UNIVERSITY NEWS LAST UPDATED : 23 AUGUST 2011
Green space in cities – such as Birmingham’s Eastside City Park – can help boost economic and social wellbeing.
The newly-started park project in Birmingham is an excellent example of making the modern city work better says a landscape architecture expert from Birmingham City University.
“Recent research reveals that by increasing the high quality green space you can generate far reaching benefits to the local environment, the economy and wider society,” said Kevin Singh, Head of Birmingham School of Architecture at Birmingham City University.
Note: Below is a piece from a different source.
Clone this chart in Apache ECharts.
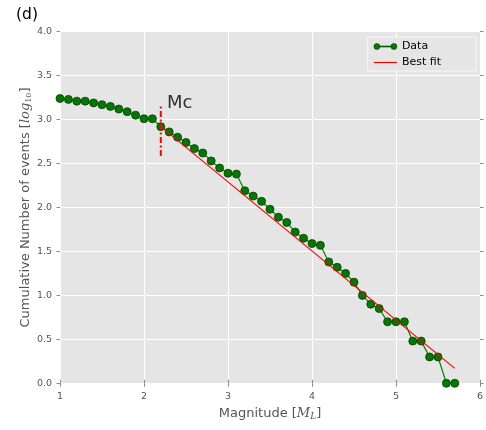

“A good example is the new Eastside City Park and how it works with other neighbouring projects, such as the University’s adjacent City Centre Campus development which will feature a naturally bio-diverse environment on its roof.”
Birmingham’s good practice echoes comments made in a recent Guardian article examining the value of “green infrastructure”, which comprises of trees, green walls, green roofs, open spaces and the networks that emerge from linking these together.
In the way an attractive garden adds value to a residential home then green space has a similar role in supporting the urban environment.
Exciting projects such as Eastside City Park are providing inspiration on the doorstep for those studying on the BA Landscape Architecture degree at Birmingham Institute of Art and Design (BIAD), an internationally recognised centre of excellence based within Birmingham City University and soon to be re-housed in the new City Centre Campus at Eastside.
The design-based course covers a range of challenges from shaping the urban space, its interface with the rural fringe and beyond, to the protected countryside.
“Birmingham is a very exciting place for landscape design with some very interesting projects in recent years,” added Kevin.
The new £11m city park will feature formal lawns, public squares, water features and planted gardens. It will stretch from the city centre out into Eastside, and adjoins the current development site for Birmingham City University’s new City Centre Campus.